WHAT has been claimed to be the world’s largest emojis have been seen today, in the form of a spectacular giant emoji crop circle in Wiltshire and a 100-foot field painting.
A study launched today of 2,000 Brits by Tesco Mobile found that a smile from a stranger and a stress-free commute is the perfect way to lift commuters’ spirits in the morning.
So, the mobile network set out to wake up the nation with what it hopes are the world’s biggest, record-breaking emojis.
Those flying from Bristol Airport will be surprised with a sensational view of the 100ft emoji crop circle in a field near Chippenham.
The previous record for the world’s largest emoji was set in Singapore in December 2014. The emoji was 15.4m (50ft) high and was displayed on a video wall.
And a 'stealth' team of 25 artists worked through the night so that morning rail commuters were able to get to work with a grin, using 700 litres of paint, a 100-foot tape measure and in a field at Bathford, near Bath.

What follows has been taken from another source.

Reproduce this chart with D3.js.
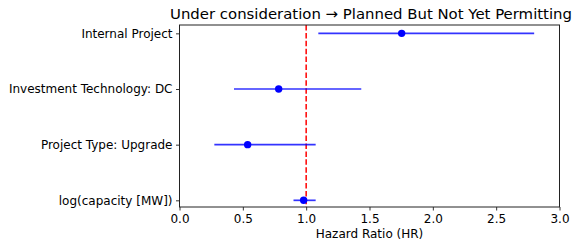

At 100 feet – or the equivalent of over three double decker buses – the painted emoji can be seen for miles on a clear day and is expected to last for around a month whilst the crop circle emoji can be seen from the skies at up to 10,000 feet and is expected to last three weeks.
Simon Groves, chief marketing officer of Tesco Mobile, said: “The popularity of people expressing themselves via emojis has exploded over the last couple of years.
"We are committed to helping Brits wake up to better, and so, what better way than to create gigantic smiling emojis to make people grin on their commute?
“We wanted to use the traditional awe-inspiring crop circle to give people a morning boost; using a phenomenon that’s centuries old to create something very 2015 for tech-loving Britain.”
The research for Tesco Mobile showed that Brits turn to their mobile phones rather than their partners first thing in the morning to wake them up.
Nearly a fifth - 18% - choose to spend time on their mobile phones when they wake up rather than give their partners a cuddle.
On top of this, half of Brits check their emails before leaving their house in the morning and 20% said using their smartphones in the morning made them more organised.
Psychologist Dr Rob Yeung said: "Unsurprisingly, our study confirms that most of us struggle to get out of bed, but it’s often the small things that help us to feel good and prepare us for the day ahead.
"Many people reported finding the brief social connection of reading about friends and family on social media rewarding.
"A smile from a stranger also helps get many people’s days started well. Perhaps a gigantic smiling emoji may have a similar effect."